Work to be completed ::
In the entries below, identify every line with the string "this" and copy it.

Information provided ::

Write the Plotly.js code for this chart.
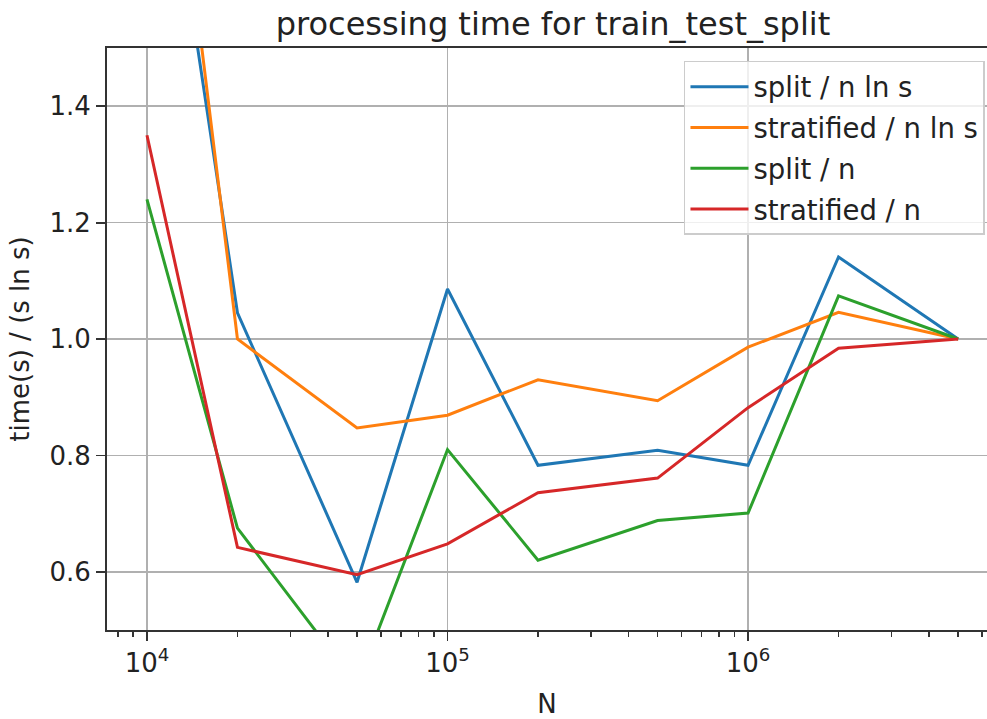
<!DOCTYPE html>
<html>
<head>
<meta charset="utf-8">
<script src="https://cdn.plot.ly/plotly-3.0.1.min.js"></script>
<style>html,body{margin:0;padding:0;background:#fff}#chart{width:987px;height:719px}</style>
</head>
<body>
<div id="chart"></div>
<script>
const N = [1e4, 2e4, 5e4, 1e5, 2e5, 5e5, 1e6, 2e6, 5e6];
const splitNlnS = [2.08, 1.045, 0.582, 1.086, 0.783, 0.809, 0.783, 1.141, 1.0];
const stratNlnS = [2.27, 1.0, 0.847, 0.869, 0.930, 0.894, 0.986, 1.046, 1.0];
const splitN = [1.24, 0.675, 0.405, 0.81, 0.62, 0.688, 0.701, 1.074, 1.0];
const stratN = [1.35, 0.642, 0.595, 0.648, 0.736, 0.761, 0.882, 0.984, 1.0];
const seriesNames = ['split / n ln s', 'stratified / n ln s', 'split / n', 'stratified / n'];
const xTickVals = [1e4, 1e5, 1e6];
const xTickText = ['10<sup>4</sup>', '10<sup>5</sup>', '10<sup>6</sup>'];
const yTickVals = [0.6, 0.8, 1.0, 1.2, 1.4];
const yTickText = ['0.6', '0.8', '1.0', '1.2', '1.4'];

const colors = ['#1f77b4', '#ff7f0e', '#2ca02c', '#d62728'];
const ys = [splitNlnS, stratNlnS, splitN, stratN];
const font = 'DejaVu Sans, sans-serif';

const traces = ys.map((y, i) => ({
  x: N, y: y, type: 'scatter', mode: 'lines', name: seriesNames[i],
  legendgroup: 'g' + i,
  line: {color: colors[i], width: 3}
}));

const layout = {
  width: 987, height: 719,
  paper_bgcolor: '#fff', plot_bgcolor: '#fff',
  margin: {l: 107, r: 0, t: 48, b: 89},
  font: {family: font, size: 26, color: '#222'},
  title: {text: 'processing time for train_test_split', font: {family: font, size: 32, color: '#222'},
          xref: 'container', x: 553/987, xanchor: 'center', yref: 'container', y: 1 - 24/719, yanchor: 'middle'},
  showlegend: true,
  legend: {x: 0.9977, xanchor: 'right', y: 0.978, yanchor: 'top',
           bgcolor: 'rgba(255,255,255,0.8)', bordercolor: '#cccccc', borderwidth: 1.5,
           font: {family: font, size: 27.5, color: '#222'}, tracegroupgap: 2, itemwidth: 58},
  xaxis: {
    type: 'log', range: [3.867, 6.795],
    tickvals: xTickVals, ticktext: xTickText,
    ticks: 'outside', ticklen: 9, tickwidth: 1.8, tickcolor: '#333',
    showgrid: true, gridcolor: '#b0b0b0', gridwidth: 1.6,
    showline: true, linecolor: '#333', linewidth: 2, mirror: true,
    zeroline: false,
    minor: {dtick: 'D1', ticks: 'outside', ticklen: 5, tickwidth: 1.5, tickcolor: '#333', showgrid: false},
    title: {text: 'N', font: {family: font, size: 26, color: '#222'}, standoff: 20},
    tickfont: {family: font, size: 26, color: '#222'}
  },
  yaxis: {
    range: [0.5, 1.5],
    tickvals: yTickVals, ticktext: yTickText,
    ticks: 'outside', ticklen: 9, tickwidth: 1.8, tickcolor: '#333',
    showgrid: true, gridcolor: '#b0b0b0', gridwidth: 1.6,
    showline: true, linecolor: '#333', linewidth: 2, mirror: false,
    zeroline: false,
    title: {text: 'time(s) / (s ln s)', font: {family: font, size: 26, color: '#222'}, standoff: 12},
    tickfont: {family: font, size: 26, color: '#222'}
  }
};

Plotly.newPlot('chart', traces, layout, {displayModeBar: false, staticPlot: true});
</script>
</body>
</html>
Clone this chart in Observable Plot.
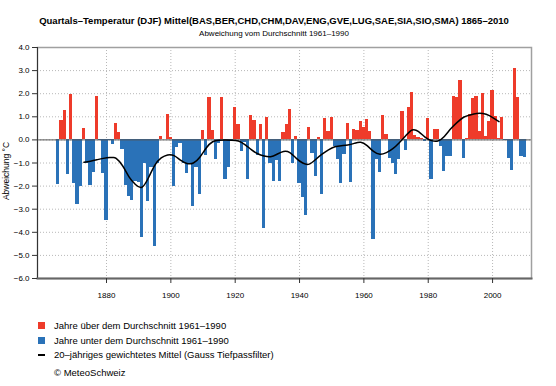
<!DOCTYPE html>
<html><head><meta charset="utf-8">
<script src="https://cdn.jsdelivr.net/npm/d3@7"></script>
<script src="https://cdn.jsdelivr.net/npm/@observablehq/plot@0.6"></script>
<style>
body{margin:0;background:#fff;font-family:"Liberation Sans",Arial,sans-serif;}
#wrap{position:relative;width:556px;height:386px;overflow:hidden;background:#fff;}
.t{position:absolute;white-space:nowrap;color:#000;}
.sw{position:absolute;width:7px;height:7px;}
</style></head><body><div id="wrap">
<div class="t" style="left:0;width:548px;text-align:center;top:15px;line-height:12px;font-weight:bold;font-size:9.5px;">Quartals–Temperatur (DJF) Mittel(BAS,BER,CHD,CHM,DAV,ENG,GVE,LUG,SAE,SIA,SIO,SMA) 1865–2010</div>
<div class="t" style="left:0;width:548px;text-align:center;top:29px;line-height:10px;font-size:8px;">Abweichung vom Durchschnitt 1961–1990</div>
<div id="chart" style="position:absolute;left:0;top:40px;"></div>
<div class="sw" style="left:38px;top:322px;background:#EE3B2A;"></div>
<div class="t" style="left:54px;top:320px;line-height:12px;font-size:9.5px;">Jahre über dem Durchschnitt 1961–1990</div>
<div class="sw" style="left:38px;top:337px;background:#2A72B8;"></div>
<div class="t" style="left:54px;top:335px;line-height:12px;font-size:9.5px;">Jahre unter dem Durchschnitt 1961–1990</div>
<div style="position:absolute;left:38px;top:354px;width:7px;height:1.5px;background:#000;"></div>
<div class="t" style="left:54px;top:349px;line-height:12px;font-size:9.5px;">20–jähriges gewichtetes Mittel (Gauss Tiefpassfilter)</div>
<div class="t" style="left:54px;top:367px;line-height:12px;font-size:9.5px;">© MeteoSchweiz</div>
</div>
<script>
const firstYear = 1865;
const anomalies = [
  -1.93, 0.86, 1.28, -1.5, 1.97,
  -1.87, -2.8, -2.02, 0.5, -1.04, -1.97, -1.41, 1.9, -0.03, -1.45,
  -3.49, -0.03, -0.22, 0.69, 0.31, -0.43, -1.99, -2.45, -2.62, -1.79,
  -1.84, -4.24, -1.0, -2.66, -1.2, -4.6, -1.0, 0.13, 0.02, 1.08,
  0.1, -2.0, -0.33, -0.17, -1.0, -1.47, -1.0, -2.87, -1.2, -2.36,
  0.4, -0.66, 1.84, 0.4, -0.83, -0.15, 1.84, -1.73, -1.2, -0.05,
  1.41, 0.68, -0.5, -0.1, -1.73, 1.04, 0.84, -0.66, 0.65, -3.85,
  0.95, -1.04, -1.79, -0.9, -1.82, 0.3, 0.65, 1.31, -1.0, 0.15,
  -1.87, -2.5, -3.29, 0.55, -0.6, -1.6, 0.1, -2.38, 0.94, 0.37,
  0.97, -0.3, -0.87, -1.9, -0.63, 0.72, -1.83, 0.45, 0.4, 0.78,
  0.55, 0.88, 0.35, -4.3, -0.85, -1.43, 1.05, 0.22, -0.8, -1.0,
  -1.5, -0.85, 1.21, -0.44, 1.4, 2.07, 0.2, 0.1, 0.05, -0.07,
  0.91, -1.72, 0.43, 0.43, -0.28, -1.36, -0.74, -0.74, 1.88, 1.85,
  2.59, -0.79, 0.04, 1.12, 1.8, 1.88, 0.36, 2.01, 0.13, 0.79,
  2.14, 1.02, 0.07, 0.95, -0.03, -0.8, -1.33, 3.09, 1.85, -0.7, -0.77
];
const smoothYears = [1873,1875,1877,1879,1881,1882,1883,1885,1887,1889,1891,1893,1895,1897,1899,1901,1903,1905,1907,1909,1911,1913,1915,1917,1919,1921,1923,1925,1927,1929,1931,1933,1935,1937,1939,1941,1943,1945,1947,1949,1951,1953,1955,1957,1959,1961,1963,1965,1967,1969,1971,1973,1975,1977,1979,1981,1983,1985,1987,1989,1991,1993,1995,1997,1999,2001,2002];
const smoothValues = [-0.97,-0.92,-0.86,-0.8,-0.76,-0.76,-0.8,-1.12,-1.6,-1.93,-2.05,-1.65,-1.1,-0.78,-0.65,-0.68,-0.88,-1.02,-1.0,-0.75,-0.35,-0.08,-0.01,0.0,-0.01,-0.05,-0.2,-0.42,-0.6,-0.7,-0.73,-0.62,-0.5,-0.55,-0.8,-1.0,-1.05,-0.85,-0.62,-0.43,-0.3,-0.25,-0.22,-0.15,-0.1,-0.25,-0.5,-0.62,-0.55,-0.38,-0.12,0.18,0.43,0.36,0.12,-0.03,-0.05,0.15,0.48,0.76,0.98,1.08,1.14,1.14,1.05,0.88,0.79];
const xTicks = [1880, 1900, 1920, 1940, 1960, 1980, 2000];
const yTicks = [-6, -5, -4, -3, -2, -1, 0, 1, 2, 3, 4];
const colAbove = "#EE3B2A", colBelow = "#2A72B8";

const data = anomalies.map((v, i) => ({year: firstYear + i, value: v}));
const smooth = smoothYears.map((y, i) => ({year: y, value: smoothValues[i]}));
const fmtY = d => (d < 0 ? "\u2212" : "") + Math.abs(d).toFixed(1);

const chart = Plot.plot({
  width: 556, height: 266,
  marginTop: 7, marginBottom: 28, marginLeft: 37, marginRight: 25,
  x: {domain: [1858.55, 2012.1]},
  y: {domain: [-6, 4]},
  style: {fontFamily: "'Liberation Sans', Arial, sans-serif", fontSize: "8px", background: "#fff", color: "#000"},
  marks: [
    Plot.gridY(yTicks, {stroke: "#b8b8b8", strokeOpacity: 1, strokeDasharray: "1,2"}),
    Plot.gridX(xTicks, {stroke: "#b8b8b8", strokeOpacity: 1, strokeDasharray: "1,2"}),
    Plot.rect(data.filter(d => d.value >= 0), {x1: d => d.year - 0.5, x2: d => d.year + 0.5, y1: 0, y2: "value", fill: colAbove, shapeRendering: "crispEdges"}),
    Plot.rect(data.filter(d => d.value < 0), {x1: d => d.year - 0.5, x2: d => d.year + 0.5, y1: 0, y2: "value", fill: colBelow, shapeRendering: "crispEdges"}),
    Plot.ruleY([0], {stroke: "#555", strokeWidth: 1}),
    Plot.line(smooth, {x: "year", y: "value", curve: "natural", stroke: "#000", strokeWidth: 1.5}),
    Plot.frame({stroke: "#a0a0a0", strokeWidth: 1.5}),
    Plot.frame({anchor: "left", stroke: "#333"}),
    Plot.frame({anchor: "bottom", stroke: "#666", strokeWidth: 2}),
    Plot.axisY(yTicks, {anchor: "left", tickSize: 5, tickPadding: 3, tickFormat: fmtY, label: null, stroke: "#333"}),
    Plot.axisX(xTicks, {anchor: "bottom", tickSize: 5, tickPadding: 9, tickFormat: d => String(d), label: null, stroke: "#333"}),
    Plot.text(["Abweichung °C"], {frameAnchor: "left", textAnchor: "middle", dx: -31, dy: 8, rotate: -90, fontSize: 8.5, fill: "#000"})
  ]
});
document.getElementById("chart").appendChild(chart);
</script>
</body></html>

Correct output ::
Write the Plotly.js code for this chart.
Clone this chart in Observable Plot.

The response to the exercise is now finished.